Collection entries
------------------------

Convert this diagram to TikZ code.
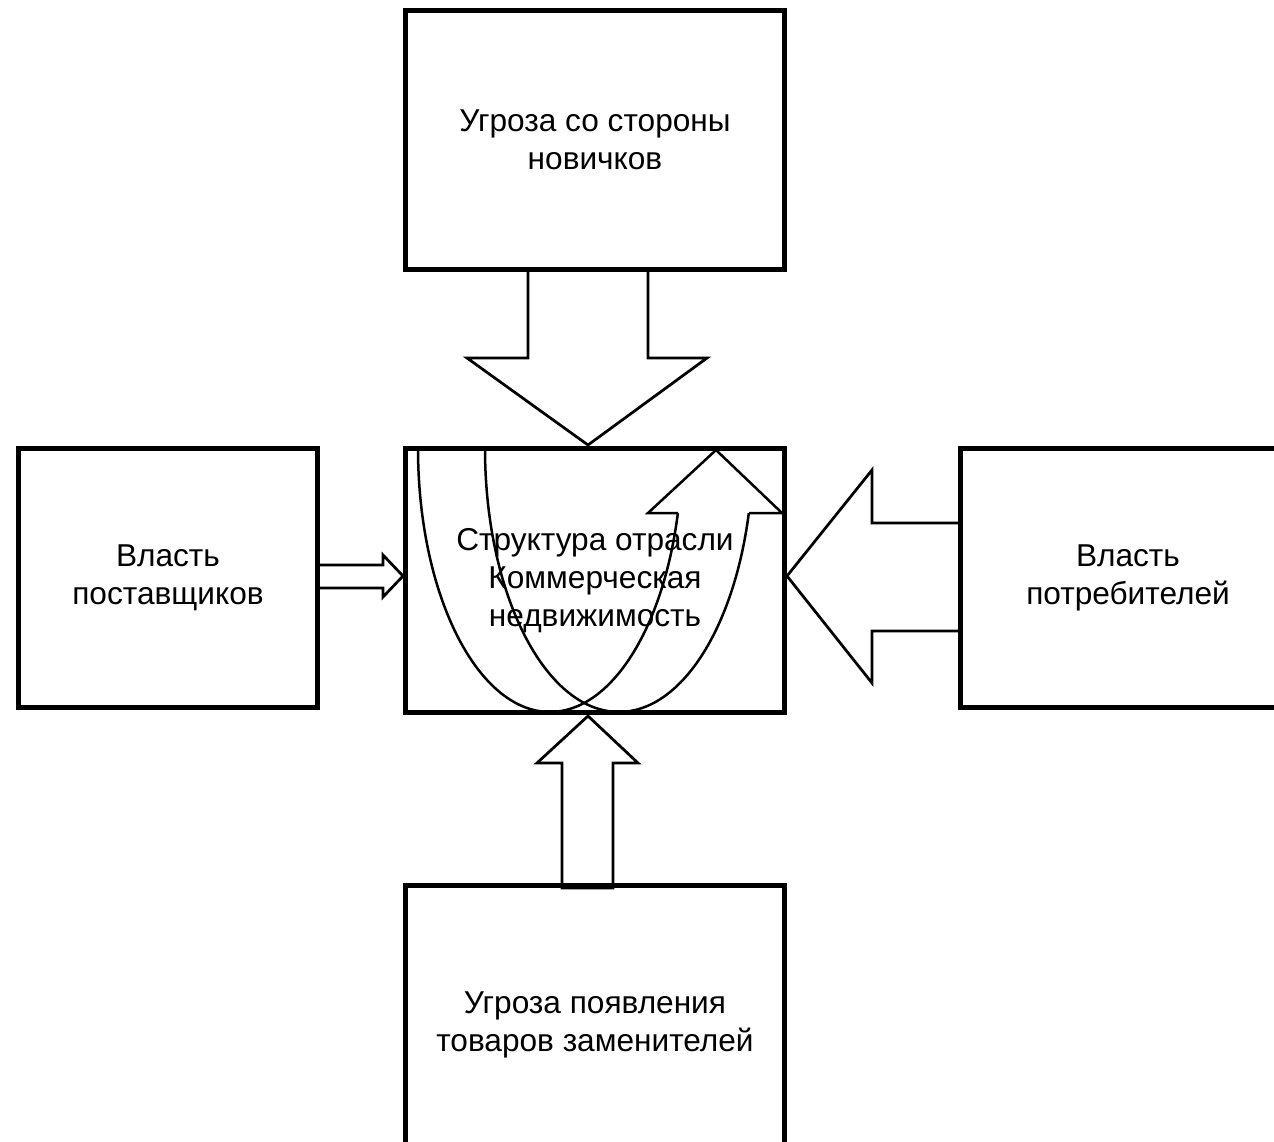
\documentclass[tikz,border=0pt]{standalone}
\usepackage{fontspec}
\setmainfont{Liberation Sans}
\usetikzlibrary{positioning,calc}

\begin{document}
\begin{tikzpicture}[x=0.02cm,y=-0.02cm,
  box/.style={align=center,inner sep=0pt,outer sep=0pt,
    font=\fontsize{18}{21.5}\selectfont},
  blockarrow/.style={draw,fill=white,line width=0.055cm,line join=miter},
  uarrow/.style={draw,line width=0.05cm,line join=miter}]
  \clip (0,0) rectangle (1274,1142);
  \node[box,minimum width=7.6cm,minimum height=5.3cm] (industry) at (595,580.5) {};
  \node[box,minimum width=7.6cm,minimum height=5.2cm] (entrants) at (595,140) {Угроза со стороны\\новичков};
  \node[box,minimum width=6cm,minimum height=5.2cm] (suppliers) at (168,578) {Власть\\поставщиков};
  \node[box,minimum width=6.7cm,minimum height=5.2cm] (buyers) at (1128,578) {Власть\\потребителей};
  \node[box,minimum width=7.6cm,minimum height=5.6cm] (substitutes) at (595,1025) {Угроза появления\\товаров заменителей};

  \draw[blockarrow] (528,0 |- entrants.south) -- (528,358) -- (467,358) -- (588,445)
    -- (707,358) -- (648,358) -- (648,0 |- entrants.south);
  \draw[blockarrow] (suppliers.east |- 0,565) -- (383,565) -- (383,555) -- (403,576)
    -- (383,597) -- (383,588) -- (suppliers.east |- 0,588);
  \draw[blockarrow] (buyers.west |- 0,523) -- (872,523) -- (872,470) -- (787,576)
    -- (872,683) -- (872,631) -- (buyers.west |- 0,631);
  \draw[blockarrow] (562,888) -- (562,763) -- (537,763) -- (588,716)
    -- (638,763) -- (613,763) -- (613,888) -- cycle;

  \foreach \n in {industry,entrants,suppliers,buyers,substitutes}
    \draw[line width=0.1cm] (\n.north west) rectangle (\n.south east);

  \draw[uarrow] (418,448) arc[start angle=180,end angle=345.7,x radius=2.64cm,y radius=5.28cm];
  \draw[uarrow] (485,448) arc[start angle=180,end angle=345.7,x radius=2.68cm,y radius=5.28cm];
  \draw[uarrow] (678,513) -- (648,513) -- (716,450) -- (782,513) -- (749,513);
  \node[box] at (industry) {Структура отрасли\\Коммерческая\\недвижимость};
\end{tikzpicture}
\end{document}
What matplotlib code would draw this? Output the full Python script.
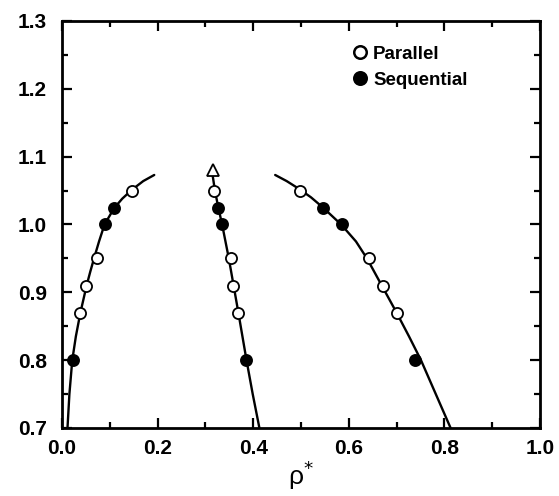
import matplotlib
matplotlib.use("Agg")
import matplotlib.pyplot as plt
from matplotlib.lines import Line2D
from matplotlib.ticker import MultipleLocator, FormatStrFormatter

plt.rcParams['font.family'] = ['Liberation Sans', 'DejaVu Sans']

# Coexistence curves
gas_curve_x = [0.0115, 0.0155, 0.0215, 0.029, 0.0385, 0.0515, 0.059, 0.067, 0.0775, 0.089,
               0.109, 0.126, 0.146, 0.170, 0.193]
gas_curve_y = [0.70, 0.75, 0.80, 0.835, 0.87, 0.91, 0.93, 0.95, 0.975, 1.00,
               1.024, 1.038, 1.051, 1.064, 1.073]

liq_curve_x = [0.315, 0.320, 0.327, 0.335, 0.349, 0.359, 0.369, 0.386, 0.399, 0.413]
liq_curve_y = [1.073, 1.05, 1.025, 1.00, 0.95, 0.91, 0.87, 0.80, 0.75, 0.70]

sol_curve_x = [0.446, 0.470, 0.497, 0.521, 0.546, 0.584, 0.615, 0.638, 0.669, 0.700,
               0.726, 0.751, 0.782, 0.813]
sol_curve_y = [1.073, 1.064, 1.052, 1.04, 1.025, 1.00, 0.975, 0.95, 0.91, 0.87,
               0.835, 0.80, 0.75, 0.70]

# Simulation points
parallel_x = [0.146, 0.073, 0.050, 0.038, 0.319, 0.353, 0.358, 0.369, 0.498, 0.643, 0.671, 0.701]
parallel_y = [1.05, 0.95, 0.91, 0.87, 1.05, 0.95, 0.91, 0.87, 1.05, 0.95, 0.91, 0.87]

sequential_x = [0.022, 0.089, 0.109, 0.326, 0.335, 0.384, 0.545, 0.585, 0.739]
sequential_y = [0.80, 1.00, 1.025, 1.025, 1.00, 0.80, 1.025, 1.00, 0.80]

triangle_x = [0.315]
triangle_y = [1.08]

fig = plt.figure(figsize=(5.59, 4.96), dpi=100)
ax = fig.add_axes([0.1109, 0.1371, 0.966 - 0.1109, 0.9577 - 0.1371])

for cx, cy in [(gas_curve_x, gas_curve_y), (liq_curve_x, liq_curve_y), (sol_curve_x, sol_curve_y)]:
    ax.plot(cx, cy, color='black', lw=1.7, zorder=2, solid_capstyle='round', solid_joinstyle='round')

ax.plot(parallel_x, parallel_y, 'o', ms=8, mfc='white', mec='black', mew=1.3, zorder=3, ls='none')
ax.plot(sequential_x, sequential_y, 'o', ms=8, mfc='black', mec='black', mew=1.3, zorder=3, ls='none')
ax.plot(triangle_x, triangle_y, '^', ms=8, mfc='white', mec='black', mew=1.3, zorder=3, ls='none')

ax.set_xlim(0.0, 1.0)
ax.set_ylim(0.7, 1.3)
ax.xaxis.set_major_locator(MultipleLocator(0.2))
ax.xaxis.set_minor_locator(MultipleLocator(0.1))
ax.yaxis.set_major_locator(MultipleLocator(0.1))
ax.yaxis.set_minor_locator(MultipleLocator(0.05))
ax.xaxis.set_major_formatter(FormatStrFormatter('%.1f'))
ax.yaxis.set_major_formatter(FormatStrFormatter('%.1f'))

ax.tick_params(which='both', direction='in', top=True, right=True, width=1.6, labelsize=15)
ax.tick_params(axis='x', which='major', pad=8)
ax.tick_params(axis='y', which='major', pad=11)
ax.tick_params(which='major', length=7)
ax.tick_params(which='minor', length=4.5)
for lab in ax.get_xticklabels() + ax.get_yticklabels():
    lab.set_fontweight('bold')
for s in ax.spines.values():
    s.set_linewidth(2)

ax.set_xlabel('ρ$^{*}$', fontsize=19, labelpad=0)

handles = [
    Line2D([], [], marker='o', ls='none', ms=9, mfc='white', mec='black', mew=1.8),
    Line2D([], [], marker='o', ls='none', ms=9, mfc='black', mec='black', mew=1.8),
]
leg = ax.legend(handles, ['Parallel', 'Sequential'], loc='upper left', bbox_to_anchor=(0.59, 0.962),
                frameon=False, handlelength=0.7, handletextpad=0.35, labelspacing=0.45,
                prop={'size': 13.5, 'weight': 'bold'}, borderpad=0)

fig.savefig('out.png', dpi=100)
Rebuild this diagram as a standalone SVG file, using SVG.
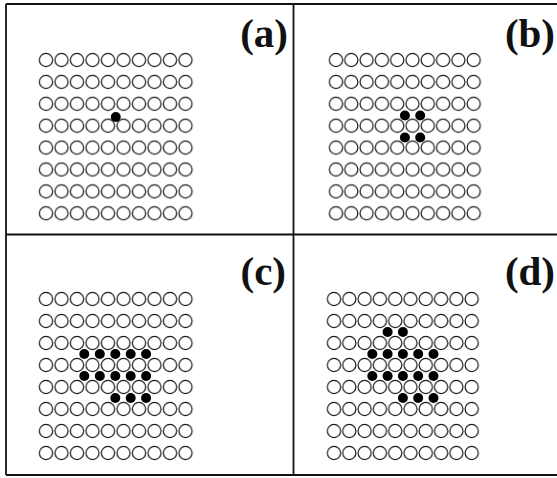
<svg xmlns="http://www.w3.org/2000/svg" xmlns:xlink="http://www.w3.org/1999/xlink" width="557" height="478" viewBox="0 0 557 478">
  <style>
    .frame { stroke: #111; stroke-width: 1.8; fill: none; }
    .ring { fill: none; stroke: #1a1a1a; stroke-width: 1.2; }
    .dot { fill: #000; }
    .label { font-family: "Liberation Serif", "Times New Roman", serif; font-weight: bold; font-size: 41px; fill: #111; text-anchor: end; }
  </style>
  <defs>
    <circle id="ring" class="ring" r="6.6"/>
    <!-- one lattice site per tile, centred in the tile -->
    <pattern id="latA" patternUnits="userSpaceOnUse" x="38.25" y="49.05" width="15.5" height="21.9">
      <use xlink:href="#ring" href="#ring" x="7.75" y="10.95"/>
    </pattern>
    <pattern id="latB" patternUnits="userSpaceOnUse" x="328.35" y="49.05" width="15.3" height="21.9">
      <use xlink:href="#ring" href="#ring" x="7.65" y="10.95"/>
    </pattern>
    <pattern id="latC" patternUnits="userSpaceOnUse" x="38.25" y="288" width="15.5" height="22">
      <use xlink:href="#ring" href="#ring" x="7.75" y="11"/>
    </pattern>
    <pattern id="latD" patternUnits="userSpaceOnUse" x="326.35" y="288" width="15.3" height="22">
      <use xlink:href="#ring" href="#ring" x="7.65" y="11"/>
    </pattern>
  </defs>

  <rect width="557" height="478" fill="#fff"/>

  <!-- outer frame and dividers -->
  <g id="frame" class="frame">
    <line x1="6" y1="4" x2="557" y2="4"/>
    <line x1="6" y1="475" x2="557" y2="475"/>
    <line x1="6" y1="4" x2="6" y2="475"/>
    <line x1="293.5" y1="4" x2="293.5" y2="475"/>
    <line x1="6" y1="234.5" x2="557" y2="234.5"/>
  </g>

  <!-- (a) single adsorbate -->
  <g id="panel-a">
    <rect x="38.25" y="49.05" width="155" height="175.2" fill="url(#latA)"/>
    <circle class="dot" cx="115.75" cy="117" r="5"/>
    <text class="label" x="288" y="47">(a)</text>
  </g>

  <!-- (b) four adsorbates around one site -->
  <g id="panel-b">
    <rect x="328.35" y="49.05" width="153" height="175.2" fill="url(#latB)"/>
    <g class="dot">
      <circle cx="404.9" cy="115.5" r="5"/>
      <circle cx="420.2" cy="115.5" r="5"/>
      <circle cx="404.9" cy="137.5" r="5"/>
      <circle cx="420.2" cy="137.5" r="5"/>
    </g>
    <text class="label" x="555" y="47">(b)</text>
  </g>

  <!-- (c) island of thirteen -->
  <g id="panel-c">
    <rect x="38.25" y="288" width="155" height="176" fill="url(#latC)"/>
    <g class="dot">
      <circle cx="84.3" cy="354" r="5"/>
      <circle cx="99.8" cy="354" r="5"/>
      <circle cx="115.3" cy="354" r="5"/>
      <circle cx="130.7" cy="354" r="5"/>
      <circle cx="146.1" cy="354" r="5"/>
      <circle cx="84.3" cy="376" r="5"/>
      <circle cx="99.8" cy="376" r="5"/>
      <circle cx="115.3" cy="376" r="5"/>
      <circle cx="130.7" cy="376" r="5"/>
      <circle cx="146.1" cy="376" r="5"/>
      <circle cx="115.3" cy="398" r="5"/>
      <circle cx="130.7" cy="398" r="5"/>
      <circle cx="146.1" cy="398" r="5"/>
    </g>
    <text class="label" x="286" y="285">(c)</text>
  </g>

  <!-- (d) island of fifteen -->
  <g id="panel-d">
    <rect x="326.35" y="288" width="153" height="176" fill="url(#latD)"/>
    <g class="dot">
      <circle cx="387.6" cy="332" r="5"/>
      <circle cx="402.9" cy="332" r="5"/>
      <circle cx="372.3" cy="354" r="5"/>
      <circle cx="387.6" cy="354" r="5"/>
      <circle cx="402.9" cy="354" r="5"/>
      <circle cx="418.2" cy="354" r="5"/>
      <circle cx="433.5" cy="354" r="5"/>
      <circle cx="372.3" cy="376" r="5"/>
      <circle cx="387.6" cy="376" r="5"/>
      <circle cx="402.9" cy="376" r="5"/>
      <circle cx="418.2" cy="376" r="5"/>
      <circle cx="433.5" cy="376" r="5"/>
      <circle cx="402.9" cy="398" r="5"/>
      <circle cx="418.2" cy="398" r="5"/>
      <circle cx="433.5" cy="398" r="5"/>
    </g>
    <text class="label" x="555" y="285">(d)</text>
  </g>
</svg>
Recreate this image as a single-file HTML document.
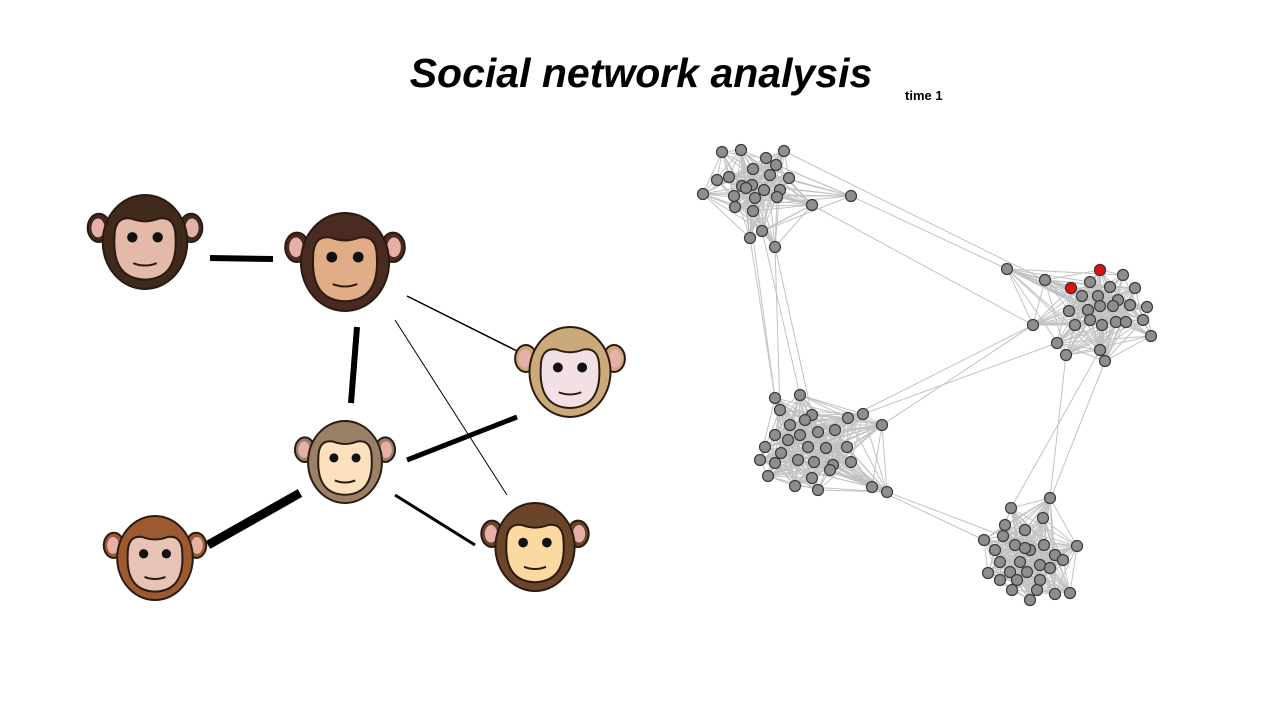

------------------------

# Aim of the task
Without the pictures, give again only the lines beginning at the line that contains "What matplotlib code" and stopping after the line that contains "from matplotlib.ticker import", exactly as written.

# Written reply
What matplotlib code would draw this? Output the full Python script.
import matplotlib
matplotlib.use("Agg")
import matplotlib.pyplot as plt
from matplotlib.lines import Line2D
from matplotlib.ticker import MultipleLocator, FormatStrFormatter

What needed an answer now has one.